Each line of the listing must be transcribed exactly, except for the images, which should be excluded.

**Information supplied:**
___

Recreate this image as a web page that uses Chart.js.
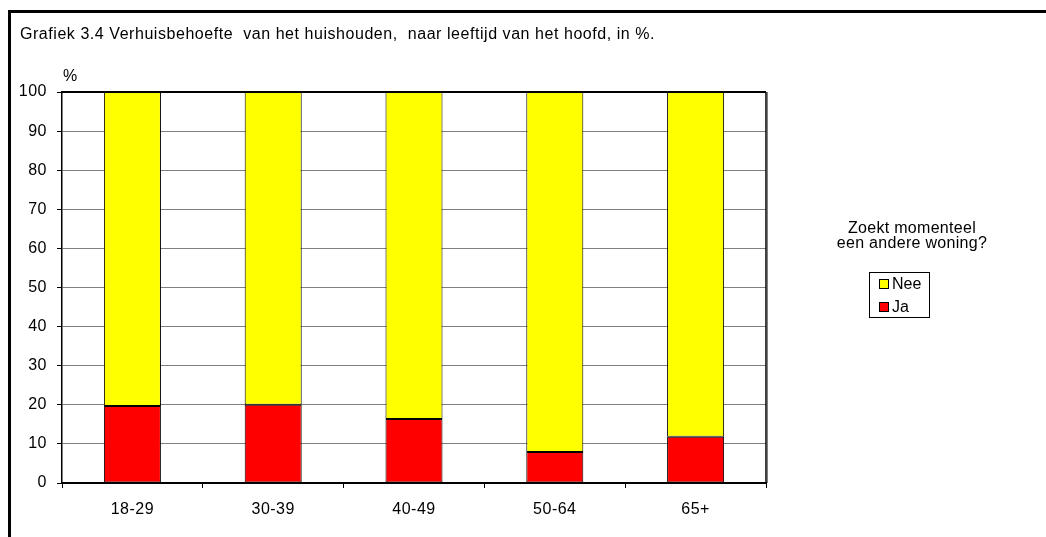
<!DOCTYPE html>
<html>
<head>
<meta charset="utf-8">
<script src="https://cdn.jsdelivr.net/npm/chart.js@4/dist/chart.umd.min.js"></script>
<style>
  body { margin: 0; background: #fff; font-family: "Liberation Sans", Arial, sans-serif; color: #000; }
  #wrap { position: relative; width: 1046px; height: 537px; overflow: hidden; }
  #frame { position: absolute; left: 8px; top: 10px; width: 1200px; height: 700px; border: 3px solid #000; box-sizing: border-box; }
  #chart { position: absolute; left: 0; top: 0; }
  .txt { position: absolute; white-space: nowrap; font-size: 16px; line-height: 16px; }
  #title { left: 20px; top: 26px; letter-spacing: 0.55px; }
  #unit { left: 63px; top: 68px; }
  #legTitle { left: 812px; top: 220px; width: 200px; text-align: center; letter-spacing: 0.3px; line-height: 15px; }
  #legend { position: absolute; left: 869px; top: 272px; width: 61px; height: 46px; border: 1px solid #000; box-sizing: border-box; font-size: 16px; }
  .item { position: absolute; left: 9px; height: 16px; line-height: 16px; }
  .sw { display: inline-block; width: 8px; height: 8px; border: 1px solid #000; margin-right: 3px; vertical-align: 0px; }
</style>
</head>
<body>
<div id="wrap">
  <div id="frame"></div>
  <canvas id="chart" width="1046" height="537"></canvas>
  <div class="txt" id="title">Grafiek 3.4 Verhuisbehoefte&nbsp; van het huishouden,&nbsp; naar leeftijd van het hoofd, in %.</div>
  <div class="txt" id="unit">%</div>
  <div class="txt" id="legTitle">Zoekt momenteel<br>een andere woning?</div>
  <div id="legend"></div>
</div>
<script>
const categories = ['18-29', '30-39', '40-49', '50-64', '65+'];
const jaValues = [19.7, 20.0, 16.4, 7.9, 11.8];
const neeValues = [80.3, 80.0, 83.6, 92.1, 88.2];
const yTicks = [0, 10, 20, 30, 40, 50, 60, 70, 80, 90, 100];
const seriesNames = ['Ja', 'Nee'];
const seriesColors = ['#ff0000', '#ffff00'];

// legend, Nee on top like the original
const legend = document.getElementById('legend');
[1, 0].forEach((i, row) => {
    const div = document.createElement('div');
    div.className = 'item';
    div.style.top = (3 + row * 23) + 'px';
    div.innerHTML = `<span class="sw" style="background:${seriesColors[i]}"></span>${seriesNames[i]}`;
    legend.appendChild(div);
});

const plotBorder = {
    id: 'plotBorder',
    beforeDraw(chart) {
        chart.ctx.letterSpacing = '0.5px';
    },
    afterDraw(chart) {
        const { ctx, chartArea: a } = chart;
        ctx.save();
        ctx.strokeStyle = '#000';
        ctx.lineWidth = 2;
        ctx.beginPath();
        ctx.moveTo(a.left, a.top);
        ctx.lineTo(a.right, a.top);
        ctx.stroke();
        ctx.lineWidth = 1.5;
        ctx.beginPath();
        ctx.moveTo(a.right, a.top);
        ctx.lineTo(a.right, a.bottom);
        ctx.stroke();
        ctx.strokeStyle = '#808080';
        ctx.lineWidth = 1;
        ctx.beginPath();
        ctx.moveTo(a.right + 1.5, a.top);
        ctx.lineTo(a.right + 1.5, a.bottom);
        ctx.stroke();
        ctx.restore();
    }
};

const font = { family: '"Liberation Sans", Arial, sans-serif', size: 16 };

new Chart(document.getElementById('chart'), {
    type: 'bar',
    data: {
        labels: categories,
        datasets: [jaValues, neeValues].map((vals, i) => ({
            label: seriesNames[i],
            data: vals,
            backgroundColor: seriesColors[i],
            borderColor: '#000',
            borderWidth: 1,
            borderSkipped: false,
            categoryPercentage: 1,
            barPercentage: 0.405
        }))
    },
    options: {
        responsive: false,
        animation: false,
        layout: { padding: { left: 0, top: 92, right: 280, bottom: 0 } },
        plugins: { legend: { display: false }, tooltip: { enabled: false } },
        scales: {
            x: {
                stacked: true,
                afterFit: s => { s.height = 54; },
                grid: { drawOnChartArea: false, tickLength: 5, tickColor: '#000', offset: true },
                border: { color: '#000', width: 2 },
                ticks: { color: '#000', font: font, padding: 12 }
            },
            y: {
                stacked: true,
                min: 0,
                max: 100,
                afterFit: s => { s.width = 62; },
                afterBuildTicks: s => { s.ticks = yTicks.map(v => ({ value: v })); },
                grid: { color: '#808080', tickColor: '#000', tickLength: 5 },
                border: { color: '#000', width: 1.5 },
                ticks: { color: '#000', font: font, padding: 10 }
            }
        }
    },
    plugins: [plotBorder]
});
</script>
</body>
</html>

___

**Answer for this exercise:**
Recreate this image as a web page that uses Chart.js.
<!DOCTYPE html>
<html>
<head>
<meta charset="utf-8">
<script src="https://cdn.jsdelivr.net/npm/chart.js@4/dist/chart.umd.min.js"></script>
<style>
  body { margin: 0; background: #fff; font-family: "Liberation Sans", Arial, sans-serif; color: #000; }
  #wrap { position: relative; width: 1046px; height: 537px; overflow: hidden; }
  #frame { position: absolute; left: 8px; top: 10px; width: 1200px; height: 700px; border: 3px solid #000; box-sizing: border-box; }
  #chart { position: absolute; left: 0; top: 0; }
  .txt { position: absolute; white-space: nowrap; font-size: 16px; line-height: 16px; }
  #title { left: 20px; top: 26px; letter-spacing: 0.55px; }
  #unit { left: 63px; top: 68px; }
  #legTitle { left: 812px; top: 220px; width: 200px; text-align: center; letter-spacing: 0.3px; line-height: 15px; }
  #legend { position: absolute; left: 869px; top: 272px; width: 61px; height: 46px; border: 1px solid #000; box-sizing: border-box; font-size: 16px; }
  .item { position: absolute; left: 9px; height: 16px; line-height: 16px; }
  .sw { display: inline-block; width: 8px; height: 8px; border: 1px solid #000; margin-right: 3px; vertical-align: 0px; }
</style>
</head>
<body>
<div id="wrap">
  <div id="frame"></div>
  <canvas id="chart" width="1046" height="537"></canvas>
  <div class="txt" id="title">Grafiek 3.4 Verhuisbehoefte&nbsp; van het huishouden,&nbsp; naar leeftijd van het hoofd, in %.</div>
  <div class="txt" id="unit">%</div>
  <div class="txt" id="legTitle">Zoekt momenteel<br>een andere woning?</div>
  <div id="legend"></div>
</div>
<script>
const categories = ['18-29', '30-39', '40-49', '50-64', '65+'];
const jaValues = [19.7, 20.0, 16.4, 7.9, 11.8];
const neeValues = [80.3, 80.0, 83.6, 92.1, 88.2];
const yTicks = [0, 10, 20, 30, 40, 50, 60, 70, 80, 90, 100];
const seriesNames = ['Ja', 'Nee'];
const seriesColors = ['#ff0000', '#ffff00'];

// legend, Nee on top like the original
const legend = document.getElementById('legend');
[1, 0].forEach((i, row) => {
    const div = document.createElement('div');
    div.className = 'item';
    div.style.top = (3 + row * 23) + 'px';
    div.innerHTML = `<span class="sw" style="background:${seriesColors[i]}"></span>${seriesNames[i]}`;
    legend.appendChild(div);
});

const plotBorder = {
    id: 'plotBorder',
    beforeDraw(chart) {
        chart.ctx.letterSpacing = '0.5px';
    },
    afterDraw(chart) {
        const { ctx, chartArea: a } = chart;
        ctx.save();
        ctx.strokeStyle = '#000';
        ctx.lineWidth = 2;
        ctx.beginPath();
        ctx.moveTo(a.left, a.top);
        ctx.lineTo(a.right, a.top);
        ctx.stroke();
        ctx.lineWidth = 1.5;
        ctx.beginPath();
        ctx.moveTo(a.right, a.top);
        ctx.lineTo(a.right, a.bottom);
        ctx.stroke();
        ctx.strokeStyle = '#808080';
        ctx.lineWidth = 1;
        ctx.beginPath();
        ctx.moveTo(a.right + 1.5, a.top);
        ctx.lineTo(a.right + 1.5, a.bottom);
        ctx.stroke();
        ctx.restore();
    }
};

const font = { family: '"Liberation Sans", Arial, sans-serif', size: 16 };

new Chart(document.getElementById('chart'), {
    type: 'bar',
    data: {
        labels: categories,
        datasets: [jaValues, neeValues].map((vals, i) => ({
            label: seriesNames[i],
            data: vals,
            backgroundColor: seriesColors[i],
            borderColor: '#000',
            borderWidth: 1,
            borderSkipped: false,
            categoryPercentage: 1,
            barPercentage: 0.405
        }))
    },
    options: {
        responsive: false,
        animation: false,
        layout: { padding: { left: 0, top: 92, right: 280, bottom: 0 } },
        plugins: { legend: { display: false }, tooltip: { enabled: false } },
        scales: {
            x: {
                stacked: true,
                afterFit: s => { s.height = 54; },
                grid: { drawOnChartArea: false, tickLength: 5, tickColor: '#000', offset: true },
                border: { color: '#000', width: 2 },
                ticks: { color: '#000', font: font, padding: 12 }
            },
            y: {
                stacked: true,
                min: 0,
                max: 100,
                afterFit: s => { s.width = 62; },
                afterBuildTicks: s => { s.ticks = yTicks.map(v => ({ value: v })); },
                grid: { color: '#808080', tickColor: '#000', tickLength: 5 },
                border: { color: '#000', width: 1.5 },
                ticks: { color: '#000', font: font, padding: 10 }
            }
        }
    },
    plugins: [plotBorder]
});
</script>
</body>
</html>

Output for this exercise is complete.